What the task asks – Set down the full listing exactly as given. Any pictures are to be left out.

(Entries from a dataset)
[start]

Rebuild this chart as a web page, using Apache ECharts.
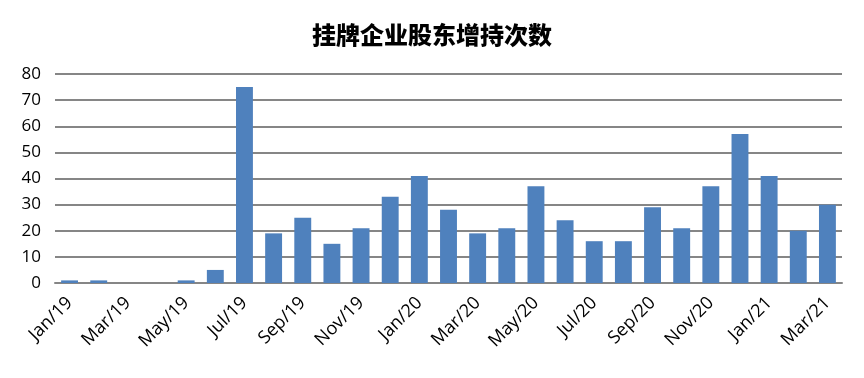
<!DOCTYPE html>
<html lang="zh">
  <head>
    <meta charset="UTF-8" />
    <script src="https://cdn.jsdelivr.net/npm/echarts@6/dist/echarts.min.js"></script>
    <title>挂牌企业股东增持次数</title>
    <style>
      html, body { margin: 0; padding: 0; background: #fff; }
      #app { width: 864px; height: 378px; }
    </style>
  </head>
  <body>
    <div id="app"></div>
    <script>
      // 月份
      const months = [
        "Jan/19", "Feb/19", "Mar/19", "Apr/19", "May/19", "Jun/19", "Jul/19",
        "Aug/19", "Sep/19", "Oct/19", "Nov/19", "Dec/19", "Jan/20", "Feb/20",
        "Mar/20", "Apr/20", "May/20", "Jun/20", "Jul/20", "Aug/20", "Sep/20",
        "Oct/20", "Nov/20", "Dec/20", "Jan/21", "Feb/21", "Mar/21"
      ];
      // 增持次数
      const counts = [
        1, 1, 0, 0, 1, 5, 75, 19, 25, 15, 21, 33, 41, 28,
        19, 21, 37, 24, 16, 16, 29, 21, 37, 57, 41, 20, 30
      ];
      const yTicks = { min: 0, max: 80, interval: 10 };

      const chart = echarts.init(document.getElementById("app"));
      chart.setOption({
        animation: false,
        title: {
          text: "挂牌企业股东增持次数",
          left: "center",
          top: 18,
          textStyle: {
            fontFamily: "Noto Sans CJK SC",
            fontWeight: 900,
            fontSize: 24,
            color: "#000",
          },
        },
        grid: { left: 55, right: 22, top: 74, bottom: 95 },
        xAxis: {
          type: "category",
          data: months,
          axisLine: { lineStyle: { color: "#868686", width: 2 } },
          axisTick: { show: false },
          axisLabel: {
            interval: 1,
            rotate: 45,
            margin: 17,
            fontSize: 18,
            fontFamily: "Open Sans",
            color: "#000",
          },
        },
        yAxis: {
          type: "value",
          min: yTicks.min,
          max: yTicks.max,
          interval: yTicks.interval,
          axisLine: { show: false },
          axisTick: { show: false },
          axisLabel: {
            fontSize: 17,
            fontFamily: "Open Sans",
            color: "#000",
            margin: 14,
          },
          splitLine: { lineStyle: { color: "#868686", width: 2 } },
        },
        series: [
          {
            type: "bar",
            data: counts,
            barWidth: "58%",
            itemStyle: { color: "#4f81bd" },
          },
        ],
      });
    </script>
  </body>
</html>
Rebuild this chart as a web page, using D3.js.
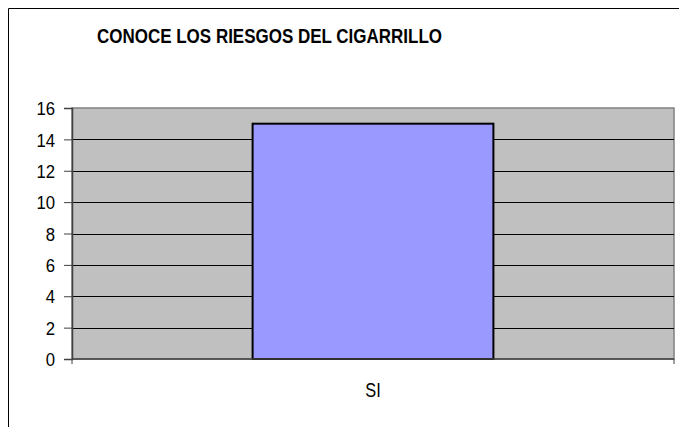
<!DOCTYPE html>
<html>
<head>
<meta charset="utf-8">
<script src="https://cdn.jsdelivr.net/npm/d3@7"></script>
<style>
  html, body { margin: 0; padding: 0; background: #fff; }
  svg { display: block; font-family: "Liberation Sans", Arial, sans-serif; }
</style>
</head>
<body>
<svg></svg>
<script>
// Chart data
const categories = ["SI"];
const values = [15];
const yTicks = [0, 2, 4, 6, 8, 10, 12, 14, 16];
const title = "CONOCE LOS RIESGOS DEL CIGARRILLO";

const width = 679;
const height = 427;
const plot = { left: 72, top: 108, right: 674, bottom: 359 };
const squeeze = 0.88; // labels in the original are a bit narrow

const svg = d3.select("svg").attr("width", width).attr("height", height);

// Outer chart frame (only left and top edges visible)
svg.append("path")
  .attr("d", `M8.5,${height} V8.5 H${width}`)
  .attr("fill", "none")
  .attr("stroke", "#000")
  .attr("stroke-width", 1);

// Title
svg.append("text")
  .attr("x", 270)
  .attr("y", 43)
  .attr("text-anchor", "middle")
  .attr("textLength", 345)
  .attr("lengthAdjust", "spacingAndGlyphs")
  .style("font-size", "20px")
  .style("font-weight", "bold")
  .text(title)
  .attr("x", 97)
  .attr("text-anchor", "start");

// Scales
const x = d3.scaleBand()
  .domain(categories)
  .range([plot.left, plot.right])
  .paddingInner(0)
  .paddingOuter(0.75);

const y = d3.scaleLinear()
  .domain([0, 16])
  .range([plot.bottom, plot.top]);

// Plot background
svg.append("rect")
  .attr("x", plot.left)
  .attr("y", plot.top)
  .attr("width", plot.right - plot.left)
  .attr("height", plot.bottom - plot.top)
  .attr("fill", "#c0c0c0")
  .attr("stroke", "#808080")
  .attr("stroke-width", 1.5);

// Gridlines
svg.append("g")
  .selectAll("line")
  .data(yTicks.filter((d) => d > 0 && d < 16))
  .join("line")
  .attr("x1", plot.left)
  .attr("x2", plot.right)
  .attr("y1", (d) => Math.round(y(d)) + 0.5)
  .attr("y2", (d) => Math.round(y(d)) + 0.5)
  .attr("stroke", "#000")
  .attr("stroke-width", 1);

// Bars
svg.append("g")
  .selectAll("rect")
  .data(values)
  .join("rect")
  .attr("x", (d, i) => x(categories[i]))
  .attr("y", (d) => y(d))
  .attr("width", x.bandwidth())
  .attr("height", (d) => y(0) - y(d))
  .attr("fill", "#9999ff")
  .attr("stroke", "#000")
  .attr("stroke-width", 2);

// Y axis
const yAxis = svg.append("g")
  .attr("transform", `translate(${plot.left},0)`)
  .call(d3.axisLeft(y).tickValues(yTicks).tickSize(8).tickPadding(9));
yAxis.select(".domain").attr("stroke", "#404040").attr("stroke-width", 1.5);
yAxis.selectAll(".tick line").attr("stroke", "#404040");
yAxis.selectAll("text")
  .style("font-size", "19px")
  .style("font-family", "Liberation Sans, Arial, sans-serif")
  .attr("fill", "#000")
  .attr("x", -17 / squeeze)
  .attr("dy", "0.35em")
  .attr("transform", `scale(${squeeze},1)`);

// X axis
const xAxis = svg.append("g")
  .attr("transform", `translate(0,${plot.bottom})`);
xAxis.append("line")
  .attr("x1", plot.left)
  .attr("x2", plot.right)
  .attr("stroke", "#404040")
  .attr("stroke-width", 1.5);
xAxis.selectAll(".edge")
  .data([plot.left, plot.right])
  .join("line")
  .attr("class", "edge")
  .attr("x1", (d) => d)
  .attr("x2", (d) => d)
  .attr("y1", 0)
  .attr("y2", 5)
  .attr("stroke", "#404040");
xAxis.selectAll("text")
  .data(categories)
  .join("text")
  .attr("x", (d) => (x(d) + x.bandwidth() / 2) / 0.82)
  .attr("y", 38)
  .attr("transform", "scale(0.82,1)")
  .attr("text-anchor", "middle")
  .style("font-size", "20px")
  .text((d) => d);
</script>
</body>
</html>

[end]

Output of the exercise –
Rebuild this chart as a web page, using Apache ECharts.
<!DOCTYPE html>
<html lang="zh">
  <head>
    <meta charset="UTF-8" />
    <script src="https://cdn.jsdelivr.net/npm/echarts@6/dist/echarts.min.js"></script>
    <title>挂牌企业股东增持次数</title>
    <style>
      html, body { margin: 0; padding: 0; background: #fff; }
      #app { width: 864px; height: 378px; }
    </style>
  </head>
  <body>
    <div id="app"></div>
    <script>
      // 月份
      const months = [
        "Jan/19", "Feb/19", "Mar/19", "Apr/19", "May/19", "Jun/19", "Jul/19",
        "Aug/19", "Sep/19", "Oct/19", "Nov/19", "Dec/19", "Jan/20", "Feb/20",
        "Mar/20", "Apr/20", "May/20", "Jun/20", "Jul/20", "Aug/20", "Sep/20",
        "Oct/20", "Nov/20", "Dec/20", "Jan/21", "Feb/21", "Mar/21"
      ];
      // 增持次数
      const counts = [
        1, 1, 0, 0, 1, 5, 75, 19, 25, 15, 21, 33, 41, 28,
        19, 21, 37, 24, 16, 16, 29, 21, 37, 57, 41, 20, 30
      ];
      const yTicks = { min: 0, max: 80, interval: 10 };

      const chart = echarts.init(document.getElementById("app"));
      chart.setOption({
        animation: false,
        title: {
          text: "挂牌企业股东增持次数",
          left: "center",
          top: 18,
          textStyle: {
            fontFamily: "Noto Sans CJK SC",
            fontWeight: 900,
            fontSize: 24,
            color: "#000",
          },
        },
        grid: { left: 55, right: 22, top: 74, bottom: 95 },
        xAxis: {
          type: "category",
          data: months,
          axisLine: { lineStyle: { color: "#868686", width: 2 } },
          axisTick: { show: false },
          axisLabel: {
            interval: 1,
            rotate: 45,
            margin: 17,
            fontSize: 18,
            fontFamily: "Open Sans",
            color: "#000",
          },
        },
        yAxis: {
          type: "value",
          min: yTicks.min,
          max: yTicks.max,
          interval: yTicks.interval,
          axisLine: { show: false },
          axisTick: { show: false },
          axisLabel: {
            fontSize: 17,
            fontFamily: "Open Sans",
            color: "#000",
            margin: 14,
          },
          splitLine: { lineStyle: { color: "#868686", width: 2 } },
        },
        series: [
          {
            type: "bar",
            data: counts,
            barWidth: "58%",
            itemStyle: { color: "#4f81bd" },
          },
        ],
      });
    </script>
  </body>
</html>
Rebuild this chart as a web page, using D3.js.
<!DOCTYPE html>
<html>
<head>
<meta charset="utf-8">
<script src="https://cdn.jsdelivr.net/npm/d3@7"></script>
<style>
  html, body { margin: 0; padding: 0; background: #fff; }
  svg { display: block; font-family: "Liberation Sans", Arial, sans-serif; }
</style>
</head>
<body>
<svg></svg>
<script>
// Chart data
const categories = ["SI"];
const values = [15];
const yTicks = [0, 2, 4, 6, 8, 10, 12, 14, 16];
const title = "CONOCE LOS RIESGOS DEL CIGARRILLO";

const width = 679;
const height = 427;
const plot = { left: 72, top: 108, right: 674, bottom: 359 };
const squeeze = 0.88; // labels in the original are a bit narrow

const svg = d3.select("svg").attr("width", width).attr("height", height);

// Outer chart frame (only left and top edges visible)
svg.append("path")
  .attr("d", `M8.5,${height} V8.5 H${width}`)
  .attr("fill", "none")
  .attr("stroke", "#000")
  .attr("stroke-width", 1);

// Title
svg.append("text")
  .attr("x", 270)
  .attr("y", 43)
  .attr("text-anchor", "middle")
  .attr("textLength", 345)
  .attr("lengthAdjust", "spacingAndGlyphs")
  .style("font-size", "20px")
  .style("font-weight", "bold")
  .text(title)
  .attr("x", 97)
  .attr("text-anchor", "start");

// Scales
const x = d3.scaleBand()
  .domain(categories)
  .range([plot.left, plot.right])
  .paddingInner(0)
  .paddingOuter(0.75);

const y = d3.scaleLinear()
  .domain([0, 16])
  .range([plot.bottom, plot.top]);

// Plot background
svg.append("rect")
  .attr("x", plot.left)
  .attr("y", plot.top)
  .attr("width", plot.right - plot.left)
  .attr("height", plot.bottom - plot.top)
  .attr("fill", "#c0c0c0")
  .attr("stroke", "#808080")
  .attr("stroke-width", 1.5);

// Gridlines
svg.append("g")
  .selectAll("line")
  .data(yTicks.filter((d) => d > 0 && d < 16))
  .join("line")
  .attr("x1", plot.left)
  .attr("x2", plot.right)
  .attr("y1", (d) => Math.round(y(d)) + 0.5)
  .attr("y2", (d) => Math.round(y(d)) + 0.5)
  .attr("stroke", "#000")
  .attr("stroke-width", 1);

// Bars
svg.append("g")
  .selectAll("rect")
  .data(values)
  .join("rect")
  .attr("x", (d, i) => x(categories[i]))
  .attr("y", (d) => y(d))
  .attr("width", x.bandwidth())
  .attr("height", (d) => y(0) - y(d))
  .attr("fill", "#9999ff")
  .attr("stroke", "#000")
  .attr("stroke-width", 2);

// Y axis
const yAxis = svg.append("g")
  .attr("transform", `translate(${plot.left},0)`)
  .call(d3.axisLeft(y).tickValues(yTicks).tickSize(8).tickPadding(9));
yAxis.select(".domain").attr("stroke", "#404040").attr("stroke-width", 1.5);
yAxis.selectAll(".tick line").attr("stroke", "#404040");
yAxis.selectAll("text")
  .style("font-size", "19px")
  .style("font-family", "Liberation Sans, Arial, sans-serif")
  .attr("fill", "#000")
  .attr("x", -17 / squeeze)
  .attr("dy", "0.35em")
  .attr("transform", `scale(${squeeze},1)`);

// X axis
const xAxis = svg.append("g")
  .attr("transform", `translate(0,${plot.bottom})`);
xAxis.append("line")
  .attr("x1", plot.left)
  .attr("x2", plot.right)
  .attr("stroke", "#404040")
  .attr("stroke-width", 1.5);
xAxis.selectAll(".edge")
  .data([plot.left, plot.right])
  .join("line")
  .attr("class", "edge")
  .attr("x1", (d) => d)
  .attr("x2", (d) => d)
  .attr("y1", 0)
  .attr("y2", 5)
  .attr("stroke", "#404040");
xAxis.selectAll("text")
  .data(categories)
  .join("text")
  .attr("x", (d) => (x(d) + x.bandwidth() / 2) / 0.82)
  .attr("y", 38)
  .attr("transform", "scale(0.82,1)")
  .attr("text-anchor", "middle")
  .style("font-size", "20px")
  .text((d) => d);
</script>
</body>
</html>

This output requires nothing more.